A BBC News feature posted today highlights the plight businesses and retailers across the country. With business rates linked directly to the size of the physical space of the business, how can it account for online businesses?

The BBC’s example clearly demonstrates what’s happening at the top end of the retail market. The news websites states: “…So, for example, Harrods and the online retailer Asos both have similar turnovers, of £716.3m and £769.4m respectively, but Harrods faces a business rates bill of £11.5m in 2014-15, while Asos is set to pay £935,000”.

In industry, the position of the shopping centre industry is clear form the standpoint of the BCSC who issued a press release calling for change.

Along with several other measures, the BCSC has proposed a set of recommendations led by the call for regular revaluations of property in line with the turbulent nature of the retail sector’s property value performance across the country. In the statement, it adds: “…this would be made practical through the exemption of all hereditaments with a rateable value of less than £12,000, which currently account for 64 per cent of all assessments made but only total around 6 per cent of the income of the business tax”.
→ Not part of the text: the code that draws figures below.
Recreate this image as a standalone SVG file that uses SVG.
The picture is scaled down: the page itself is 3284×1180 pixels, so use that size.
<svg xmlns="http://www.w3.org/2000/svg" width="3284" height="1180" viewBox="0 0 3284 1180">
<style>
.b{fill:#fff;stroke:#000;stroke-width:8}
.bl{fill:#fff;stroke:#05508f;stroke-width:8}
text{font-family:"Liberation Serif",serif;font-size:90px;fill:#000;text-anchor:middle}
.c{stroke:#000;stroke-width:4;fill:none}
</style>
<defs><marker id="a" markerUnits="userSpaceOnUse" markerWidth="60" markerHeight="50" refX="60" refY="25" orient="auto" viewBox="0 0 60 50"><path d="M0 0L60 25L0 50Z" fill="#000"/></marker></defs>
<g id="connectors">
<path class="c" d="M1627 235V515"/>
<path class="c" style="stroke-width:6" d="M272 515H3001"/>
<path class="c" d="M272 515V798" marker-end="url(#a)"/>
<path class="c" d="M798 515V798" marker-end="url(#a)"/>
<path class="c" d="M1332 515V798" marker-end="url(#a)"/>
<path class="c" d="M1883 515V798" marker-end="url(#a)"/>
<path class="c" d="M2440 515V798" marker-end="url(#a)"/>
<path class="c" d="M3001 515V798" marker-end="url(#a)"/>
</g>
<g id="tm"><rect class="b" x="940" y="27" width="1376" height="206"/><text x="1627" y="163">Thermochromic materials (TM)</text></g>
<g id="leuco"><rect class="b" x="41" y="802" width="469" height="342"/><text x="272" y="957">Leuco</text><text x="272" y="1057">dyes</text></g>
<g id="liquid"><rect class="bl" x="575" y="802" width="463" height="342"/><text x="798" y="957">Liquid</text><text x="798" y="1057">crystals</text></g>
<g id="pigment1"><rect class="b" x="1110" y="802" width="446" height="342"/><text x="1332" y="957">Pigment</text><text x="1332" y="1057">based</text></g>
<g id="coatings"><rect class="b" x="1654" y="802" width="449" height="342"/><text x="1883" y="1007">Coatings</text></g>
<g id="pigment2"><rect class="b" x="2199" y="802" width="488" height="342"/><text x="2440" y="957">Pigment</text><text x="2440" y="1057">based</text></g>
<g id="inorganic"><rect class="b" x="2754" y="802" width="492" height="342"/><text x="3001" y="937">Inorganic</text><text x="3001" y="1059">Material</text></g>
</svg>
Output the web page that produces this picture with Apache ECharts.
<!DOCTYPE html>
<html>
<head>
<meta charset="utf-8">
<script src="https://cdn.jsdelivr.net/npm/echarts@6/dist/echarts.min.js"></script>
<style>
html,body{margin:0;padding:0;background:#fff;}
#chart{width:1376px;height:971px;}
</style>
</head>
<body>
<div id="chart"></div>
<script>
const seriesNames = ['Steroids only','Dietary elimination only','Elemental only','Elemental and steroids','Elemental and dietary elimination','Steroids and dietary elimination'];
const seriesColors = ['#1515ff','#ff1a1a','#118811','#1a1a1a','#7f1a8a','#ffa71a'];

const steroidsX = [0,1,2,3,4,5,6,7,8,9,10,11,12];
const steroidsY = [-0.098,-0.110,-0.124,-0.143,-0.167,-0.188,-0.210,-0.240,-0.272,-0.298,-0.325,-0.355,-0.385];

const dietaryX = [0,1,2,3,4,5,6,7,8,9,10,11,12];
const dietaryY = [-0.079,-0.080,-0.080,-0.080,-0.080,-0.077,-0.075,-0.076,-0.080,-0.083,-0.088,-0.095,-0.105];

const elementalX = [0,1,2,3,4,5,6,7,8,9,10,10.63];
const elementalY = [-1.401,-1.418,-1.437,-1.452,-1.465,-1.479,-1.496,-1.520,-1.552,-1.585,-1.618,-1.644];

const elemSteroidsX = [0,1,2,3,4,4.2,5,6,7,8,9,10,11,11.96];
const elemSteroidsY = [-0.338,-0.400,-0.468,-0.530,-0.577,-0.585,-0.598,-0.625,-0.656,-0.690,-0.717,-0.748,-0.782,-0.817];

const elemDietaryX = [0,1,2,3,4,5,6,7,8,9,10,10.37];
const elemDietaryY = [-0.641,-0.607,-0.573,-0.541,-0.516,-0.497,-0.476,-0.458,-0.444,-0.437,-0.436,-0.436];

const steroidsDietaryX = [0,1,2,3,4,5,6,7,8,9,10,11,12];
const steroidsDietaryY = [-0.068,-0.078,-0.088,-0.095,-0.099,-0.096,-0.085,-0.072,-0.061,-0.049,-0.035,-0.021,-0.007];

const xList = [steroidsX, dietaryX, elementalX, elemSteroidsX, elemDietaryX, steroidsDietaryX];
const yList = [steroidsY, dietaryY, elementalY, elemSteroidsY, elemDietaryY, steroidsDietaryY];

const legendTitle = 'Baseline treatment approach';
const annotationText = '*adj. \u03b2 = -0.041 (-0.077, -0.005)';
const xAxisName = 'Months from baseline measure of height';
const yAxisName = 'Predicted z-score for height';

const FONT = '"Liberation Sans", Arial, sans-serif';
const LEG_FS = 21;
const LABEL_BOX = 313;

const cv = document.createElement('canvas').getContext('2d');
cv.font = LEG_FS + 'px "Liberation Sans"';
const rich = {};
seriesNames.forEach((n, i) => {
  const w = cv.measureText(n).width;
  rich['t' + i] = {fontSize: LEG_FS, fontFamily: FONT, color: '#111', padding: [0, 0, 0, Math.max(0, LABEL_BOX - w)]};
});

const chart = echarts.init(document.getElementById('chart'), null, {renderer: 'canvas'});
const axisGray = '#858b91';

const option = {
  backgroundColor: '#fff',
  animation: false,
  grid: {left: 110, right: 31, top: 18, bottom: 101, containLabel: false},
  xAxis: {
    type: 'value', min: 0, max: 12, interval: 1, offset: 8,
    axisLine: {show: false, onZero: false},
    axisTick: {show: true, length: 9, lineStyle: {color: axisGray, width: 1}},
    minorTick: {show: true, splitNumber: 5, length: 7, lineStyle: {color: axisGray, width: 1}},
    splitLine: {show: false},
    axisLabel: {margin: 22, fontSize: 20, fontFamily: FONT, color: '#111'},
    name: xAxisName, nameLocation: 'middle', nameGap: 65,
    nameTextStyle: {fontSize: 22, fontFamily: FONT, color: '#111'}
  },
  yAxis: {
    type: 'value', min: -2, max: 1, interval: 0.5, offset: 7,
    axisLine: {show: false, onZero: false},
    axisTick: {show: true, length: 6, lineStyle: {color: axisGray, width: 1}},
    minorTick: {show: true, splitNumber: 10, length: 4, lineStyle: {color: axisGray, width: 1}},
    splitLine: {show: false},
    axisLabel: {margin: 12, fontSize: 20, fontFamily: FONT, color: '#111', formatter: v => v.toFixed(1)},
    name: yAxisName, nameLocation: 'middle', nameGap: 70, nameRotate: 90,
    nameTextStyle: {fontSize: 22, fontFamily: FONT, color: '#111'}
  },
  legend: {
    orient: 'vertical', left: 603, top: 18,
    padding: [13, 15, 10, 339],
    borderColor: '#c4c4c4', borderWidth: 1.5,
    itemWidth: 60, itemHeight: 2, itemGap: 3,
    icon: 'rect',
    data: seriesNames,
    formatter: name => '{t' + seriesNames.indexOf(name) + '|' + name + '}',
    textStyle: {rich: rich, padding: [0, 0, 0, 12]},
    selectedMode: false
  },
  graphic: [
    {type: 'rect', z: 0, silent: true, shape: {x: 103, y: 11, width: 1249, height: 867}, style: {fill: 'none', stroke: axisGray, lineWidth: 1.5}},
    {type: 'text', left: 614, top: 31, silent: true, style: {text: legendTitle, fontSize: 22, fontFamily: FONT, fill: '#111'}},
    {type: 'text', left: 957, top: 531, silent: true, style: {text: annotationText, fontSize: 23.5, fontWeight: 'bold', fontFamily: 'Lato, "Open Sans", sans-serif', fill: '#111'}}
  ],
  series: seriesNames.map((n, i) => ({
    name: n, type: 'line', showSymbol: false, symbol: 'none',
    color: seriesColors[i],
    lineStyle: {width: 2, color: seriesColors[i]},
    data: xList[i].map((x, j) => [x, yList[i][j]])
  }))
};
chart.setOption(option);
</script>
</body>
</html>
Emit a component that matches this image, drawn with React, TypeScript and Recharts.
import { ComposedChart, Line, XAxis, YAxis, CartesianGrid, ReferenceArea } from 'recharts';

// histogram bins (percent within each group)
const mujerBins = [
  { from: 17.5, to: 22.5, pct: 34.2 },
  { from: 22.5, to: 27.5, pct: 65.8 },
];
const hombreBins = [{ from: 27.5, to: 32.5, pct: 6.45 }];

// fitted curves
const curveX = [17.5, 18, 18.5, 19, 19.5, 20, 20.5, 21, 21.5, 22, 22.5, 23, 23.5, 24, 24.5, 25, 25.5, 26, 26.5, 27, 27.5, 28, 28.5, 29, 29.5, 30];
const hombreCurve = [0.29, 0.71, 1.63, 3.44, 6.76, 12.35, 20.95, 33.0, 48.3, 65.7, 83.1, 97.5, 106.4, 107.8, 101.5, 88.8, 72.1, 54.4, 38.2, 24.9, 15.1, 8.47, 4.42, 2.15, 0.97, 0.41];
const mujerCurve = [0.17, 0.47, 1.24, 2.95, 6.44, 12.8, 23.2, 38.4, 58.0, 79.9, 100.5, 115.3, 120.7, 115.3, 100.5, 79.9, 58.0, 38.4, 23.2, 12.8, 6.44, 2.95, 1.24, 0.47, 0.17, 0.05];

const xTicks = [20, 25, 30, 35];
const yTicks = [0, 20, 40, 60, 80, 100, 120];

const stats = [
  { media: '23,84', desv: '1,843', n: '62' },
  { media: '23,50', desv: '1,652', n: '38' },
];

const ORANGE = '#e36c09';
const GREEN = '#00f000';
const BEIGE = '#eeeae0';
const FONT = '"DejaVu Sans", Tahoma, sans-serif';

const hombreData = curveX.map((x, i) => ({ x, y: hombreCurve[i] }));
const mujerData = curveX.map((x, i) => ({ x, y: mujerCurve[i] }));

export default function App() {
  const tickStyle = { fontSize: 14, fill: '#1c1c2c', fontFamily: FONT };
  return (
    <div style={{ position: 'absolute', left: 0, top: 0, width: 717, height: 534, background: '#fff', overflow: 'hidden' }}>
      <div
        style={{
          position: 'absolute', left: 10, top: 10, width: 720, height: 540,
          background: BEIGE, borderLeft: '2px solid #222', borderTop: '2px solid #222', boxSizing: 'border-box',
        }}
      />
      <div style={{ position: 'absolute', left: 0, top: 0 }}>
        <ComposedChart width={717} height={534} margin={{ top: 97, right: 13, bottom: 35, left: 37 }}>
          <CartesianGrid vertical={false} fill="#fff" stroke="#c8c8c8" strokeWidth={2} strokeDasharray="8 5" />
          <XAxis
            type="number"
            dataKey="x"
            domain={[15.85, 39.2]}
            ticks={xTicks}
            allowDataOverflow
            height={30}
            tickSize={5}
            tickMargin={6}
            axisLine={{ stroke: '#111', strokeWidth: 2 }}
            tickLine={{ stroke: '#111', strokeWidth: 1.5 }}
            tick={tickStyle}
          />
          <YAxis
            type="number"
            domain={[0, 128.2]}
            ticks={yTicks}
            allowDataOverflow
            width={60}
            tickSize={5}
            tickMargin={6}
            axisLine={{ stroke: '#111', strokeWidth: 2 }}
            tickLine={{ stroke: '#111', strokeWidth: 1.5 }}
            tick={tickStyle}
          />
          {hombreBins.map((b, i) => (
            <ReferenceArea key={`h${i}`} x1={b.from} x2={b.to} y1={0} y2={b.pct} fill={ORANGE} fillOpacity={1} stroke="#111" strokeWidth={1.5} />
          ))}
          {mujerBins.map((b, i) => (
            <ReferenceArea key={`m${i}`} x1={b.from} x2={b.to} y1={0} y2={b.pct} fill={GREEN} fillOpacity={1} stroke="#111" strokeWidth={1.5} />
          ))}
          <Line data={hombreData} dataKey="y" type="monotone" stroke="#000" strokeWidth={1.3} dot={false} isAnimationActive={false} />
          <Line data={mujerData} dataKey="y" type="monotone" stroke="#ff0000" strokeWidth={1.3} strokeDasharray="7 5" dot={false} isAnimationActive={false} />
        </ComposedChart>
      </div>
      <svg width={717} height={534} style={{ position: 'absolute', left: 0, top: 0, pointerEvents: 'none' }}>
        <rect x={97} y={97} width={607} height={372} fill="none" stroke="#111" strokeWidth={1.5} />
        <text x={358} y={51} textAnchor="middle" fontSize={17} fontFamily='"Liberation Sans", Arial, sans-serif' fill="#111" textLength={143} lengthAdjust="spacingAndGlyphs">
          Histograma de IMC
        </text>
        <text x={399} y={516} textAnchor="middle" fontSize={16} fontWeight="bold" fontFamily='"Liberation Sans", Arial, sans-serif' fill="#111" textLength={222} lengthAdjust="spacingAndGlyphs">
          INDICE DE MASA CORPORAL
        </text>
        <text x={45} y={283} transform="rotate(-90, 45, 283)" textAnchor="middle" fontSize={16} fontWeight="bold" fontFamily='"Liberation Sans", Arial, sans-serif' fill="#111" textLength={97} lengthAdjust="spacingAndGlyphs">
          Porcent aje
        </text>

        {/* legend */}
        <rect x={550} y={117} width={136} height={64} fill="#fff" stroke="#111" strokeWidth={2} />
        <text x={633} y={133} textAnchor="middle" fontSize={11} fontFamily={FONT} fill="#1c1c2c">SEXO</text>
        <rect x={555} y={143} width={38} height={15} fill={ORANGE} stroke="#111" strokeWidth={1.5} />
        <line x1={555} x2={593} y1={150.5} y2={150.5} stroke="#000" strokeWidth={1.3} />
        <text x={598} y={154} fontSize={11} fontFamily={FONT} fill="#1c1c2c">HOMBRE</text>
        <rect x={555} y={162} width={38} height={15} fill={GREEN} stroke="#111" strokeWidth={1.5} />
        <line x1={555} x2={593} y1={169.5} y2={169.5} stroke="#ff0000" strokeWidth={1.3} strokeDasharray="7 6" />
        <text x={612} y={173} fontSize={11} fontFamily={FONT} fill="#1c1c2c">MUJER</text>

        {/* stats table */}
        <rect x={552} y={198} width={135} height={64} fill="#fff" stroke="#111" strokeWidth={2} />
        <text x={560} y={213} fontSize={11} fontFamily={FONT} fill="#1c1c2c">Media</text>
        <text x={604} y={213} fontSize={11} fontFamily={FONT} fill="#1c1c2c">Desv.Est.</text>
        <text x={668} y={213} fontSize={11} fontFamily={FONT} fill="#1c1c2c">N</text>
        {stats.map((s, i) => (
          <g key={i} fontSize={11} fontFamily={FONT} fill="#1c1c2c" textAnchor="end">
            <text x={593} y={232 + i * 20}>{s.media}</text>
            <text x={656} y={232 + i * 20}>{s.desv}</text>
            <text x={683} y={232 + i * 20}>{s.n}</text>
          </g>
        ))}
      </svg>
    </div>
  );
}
The BCSC also highlights that more commitment is needed beyond the current Administration Review, the Government needs to also review the link between the business rates multiplier and RPI to ensure business rates reflect current economic conditions.

Speaking up for smaller businesses and retailers, Bill Grimsey the once CEO of Wickes, is now the ‘high street adviser’ to the Labour Party. Grimsey presents a strong case study for reform in the New Statesman today that highlighted just how dire the situation is for the smaller independent shops and stores – he stated a Fish ‘n’ Chip shop in Rochdale pays £6,000 rent a year yet its business rates tax is £19,000.

Grimsey highlights a cost-effective path to reform. He states that a Treasury restructuring of Valuation Office Agency, the Government agency that sets the Business Rates (most people probably haven’t even heard of it), will eradicate the bureaucracy and administration of the current system and paths the way for a new fairer approach to annual revaluations.

What is clear from all corners of the business community is that something has to happen. Business Rates has the potential to will be a vote loser for Conservatives if they don’t change the current system.

The situation is complex. With £26.9Billion raised by Business Rates this year it’s a healthy pot of rich pickings. That said, the pressure on the Chancellor to continue to reduce the deficit has never been greater (which he’s struggling to do borrowing £3.7Billion more in April to October 2014 than in 2013).

With promises tomorrow to the NHS offering a further £2Billion to avoid further strike actions, there is simply no easy answer to Business Rates from a Treasury or political point of view.